As the Data & Analytics lead at Keytree, coupled with my passion around all things related – much of my focus over the two days was wider data architectures and tooling focusing specifically in this area. Many speakers spoke at length about the importance of organisations having a data strategy in place, with the express aim of building trust in data. Discussions also looked at the tooling on offer to support the implementation of a data strategy, data engineering plus data governance, metadata management and data cataloguing (data profiling and semantic tagging). These topics were all covered in a variety of sessions and one such session featured Sue Laine from ASG Technologies who spoke about the importance of providing trusted insights across the ‘distributed enterprise’ through a combination data cataloguing, data lineage and governed access through multiple reporting environments.

The theme of data trust continued throughout the first day and Horia Selegean from BT spoke about how trust is linked to financial return arguing that BI alone has only realised so much financial gain and that further EBIT realisation can only come from bridging the ‘Trust Gap’.

Bridging the ‘Trust Gap’ allows for advanced analytics capability to be unleashed – empowering expert data scientists resulting in growth along the analytics maturity curve towards cognitive ML. This approach allows firms to realise a competitive advantage and resultant financial returns. BT has successfully implemented the Collibra Platform as the platform to unlock the value in BT’s data and to build the trust in data. Similarly, Tibco showcased their Unify platform aimed at achieving similar data management successes through best of breed data management tooling while Cloudera spoke about the Data Hub component of its platform.

Keytree have worked closely with SAP’s Data Hub – a tool which provides many of the features I’ve outlined, across SAP’s tooling estate. Similarly, SAP’s Data Intelligence in addition provides the management of complex ML workflows through integrating Python and Jupyter notebooks to build complex ML and AI workflows. To learn more about Keytree’s position take a look at Richard Benson’s interview at SAP TechEd India on Data Intelligence. I for one fully expect Data Hub and Data Intelligence to become major components of SAP’s data and analytics strategy.

The Great Data Debate rounds off day one

The keynote session at the end of day one, dubbed the Great Data Debate, featured speakers from Microsoft, Thought Spot, Tibco and IBM covering hot topics such as the challenges and complexity which come from data and analytics in the cloud and multi-cloud, the importance of data architecture and strategy, cloud data warehousing, data ops and continuous deployment and automation and AI.

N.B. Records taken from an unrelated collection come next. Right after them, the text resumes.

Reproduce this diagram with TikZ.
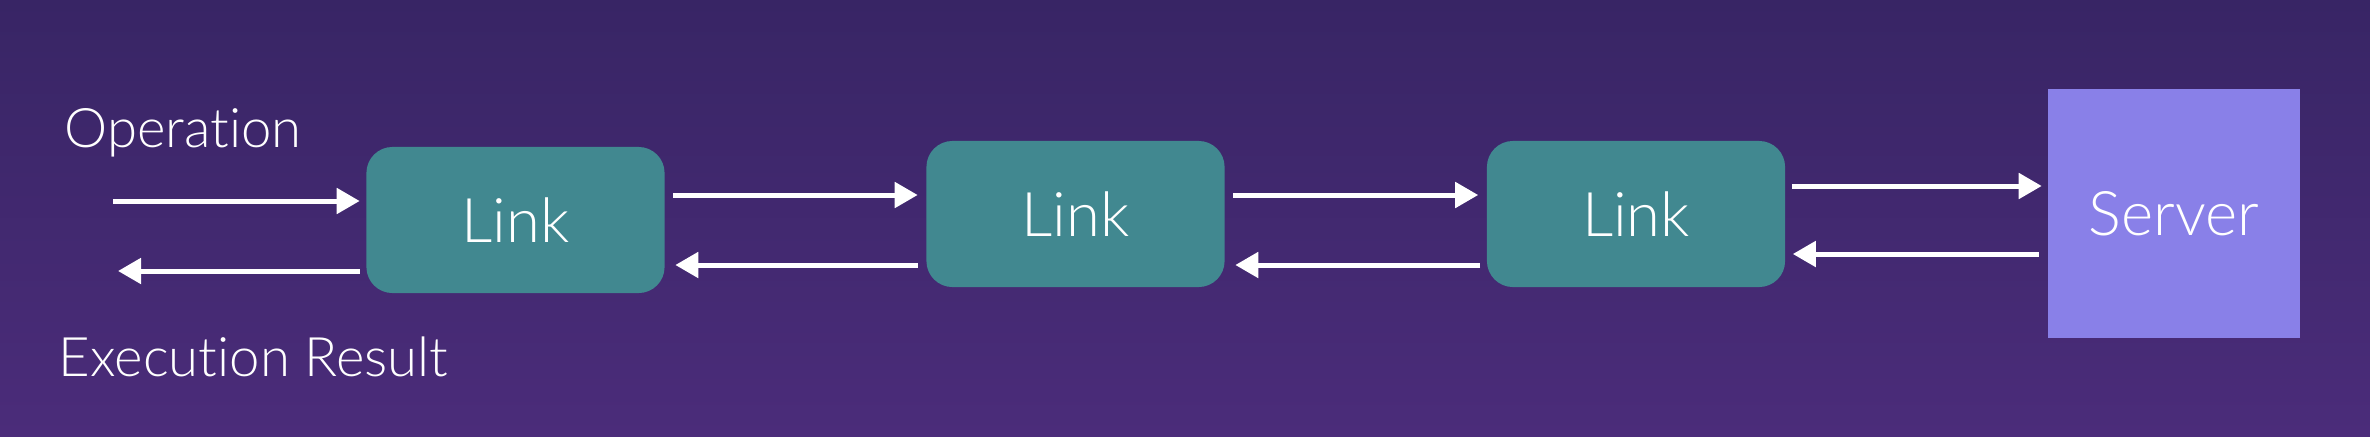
\documentclass[tikz,border=0pt]{standalone}
\usepackage{fontspec}
\setmainfont{Lato}[UprightFont=* Light, Ligatures={NoCommon}]
\usetikzlibrary{positioning,arrows.meta}
\definecolor{bgtop}{RGB}{56,37,101}
\definecolor{bgbot}{RGB}{75,44,122}
\definecolor{linkfill}{RGB}{65,136,144}
\definecolor{serverfill}{RGB}{137,128,232}
\tikzset{
  flowarrow/.style={-{Triangle[length=0.23cm, width=0.25cm]}, draw=white, line width=0.05cm},
  linknode/.style={fill=linkfill, rounded corners=0.26cm, minimum width=2.98cm, minimum height=1.46cm, align=center, text=white, font=\fontsize{17.5}{21}\selectfont},
  servernode/.style={fill=serverfill, minimum width=2.51cm, minimum height=2.49cm, align=center, text=white, font=\fontsize{17.5}{21}\selectfont},
  iolabel/.style={text=white, inner sep=0pt, anchor=base west, font=\fontsize{15.5}{18}\selectfont}
}

\begin{document}
\begin{tikzpicture}[x=0.01cm, y=-0.01cm]
  % background
  \shade[top color=bgtop, bottom color=bgbot] (0,0) rectangle (2370,436);
  \useasboundingbox (0,0) rectangle (2370,436);

  \node[linknode] (l1) at (515.5,220) {Link};
  \node[linknode] (l2) at (1075.5,214) {Link};
  \node[linknode] (l3) at (1636,214) {Link};
  \node[servernode] (srv) at (2174,213.5) {Server};

  \node[iolabel] (op) at (64,147) {Operation};
  \node[iolabel] (res) at (58,376) {Execution Result};

  \coordinate (opin) at (113,201);
  \coordinate (resout) at (118,271);

  \draw[flowarrow] (opin) -- (l1.west |- opin) [shorten >=0.06cm];
  \draw[flowarrow, shorten <=0.06cm] (l1.west |- resout) -- (resout);
  \draw[flowarrow, shorten <=0.08cm, shorten >=0.08cm] (l1.east |- 0,195) -- (l2.west |- 0,195);
  \draw[flowarrow, shorten <=0.08cm, shorten >=0.1cm] (l2.west |- 0,265) -- (l1.east |- 0,265);
  \draw[flowarrow, shorten <=0.08cm, shorten >=0.08cm] (l2.east |- 0,195) -- (l3.west |- 0,195);
  \draw[flowarrow, shorten <=0.06cm, shorten >=0.1cm] (l3.west |- 0,265) -- (l2.east |- 0,265);
  \draw[flowarrow, shorten <=0.06cm, shorten >=0.06cm] (l3.east |- 0,186) -- (srv.west |- 0,186);
  \draw[flowarrow, shorten <=0.09cm, shorten >=0.07cm] (srv.west |- 0,254) -- (l3.east |- 0,254);
\end{tikzpicture}
\end{document}
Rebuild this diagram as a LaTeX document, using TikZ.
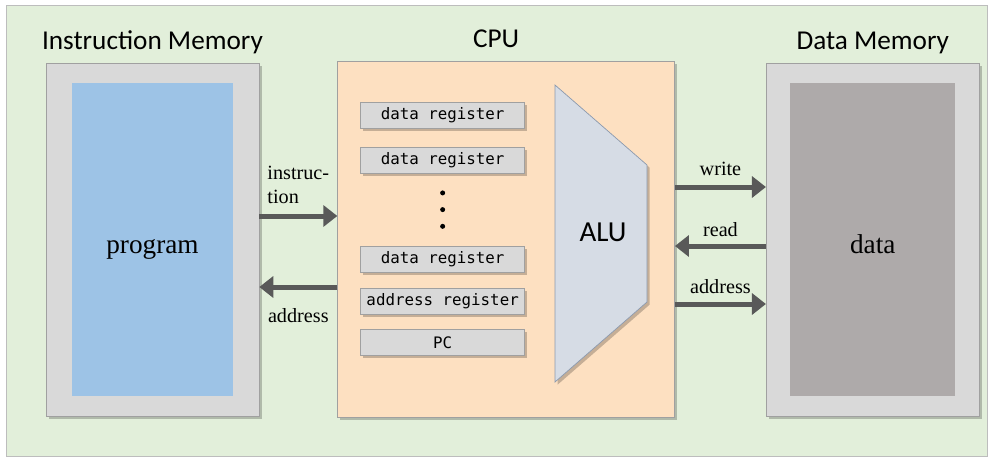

Much of the debate centred around how cloud and multi-cloud have led to more fragmented or disparate data landscapes for organisations and the panellists spoke about how this has led to a tendency towards data centralisation in the cloud. However, Dan Streetman, CEO at Tibco, shared details on the Tibco approach when addressing organisational data complexity and challenges, one that advocates data virtualisation i.e. keeping data at source and at rest, throwing compute power to where the data resides to avoid data issues resulting from moving data and to drive high performance analytics. Dan also spoke about the importance of getting data governance, metadata management and having the right data strategy in place before applying compute and augmented intelligence to data in a virtualised data landscape.

The panel spoke about how ML workflows are ‘birsty’ and require large storage and compute resources to complete complex ML tasks, and how cloud meets this variable and elastic demand. The recent trend of separating compute from storage has led to greater flexibility in addressing this ‘birsty’ demand. Other trends discussed by the panel included the importance of containerised computing and Kubernetes as the fabric to tie multi-cloud together, how ML/AI workflows and streaming multi-function analytics will support the data-driven enterprise and the importance of analytics tooling providing a richer user experience.

Amit Prakash co-founder and CEO of Thought Spot covered this last point highlighting how easy it is to blame culture – people often want to do the right thing and provide value in an organisation, however, tooling and lack of usability of tooling has often been the cause of data problems and an impediment for organisational aspirations to become more data-driven. The proliferation of Shadow IT, which Gartner estimates at 40% of IT spend, has thrown a challenge to IT departments to provide a higher standard of service and provide usable tooling to ward off this threat.

One interesting comment, that concluded the event, noted how “kids are coming out of college” armed with the latest open source tooling and have been able to use these tools to great effect. CV’s are now augmented with Git repositories and that the use and tendency towards free and open source tooling will significantly challenge current thinking in IT departments and analytics architectures.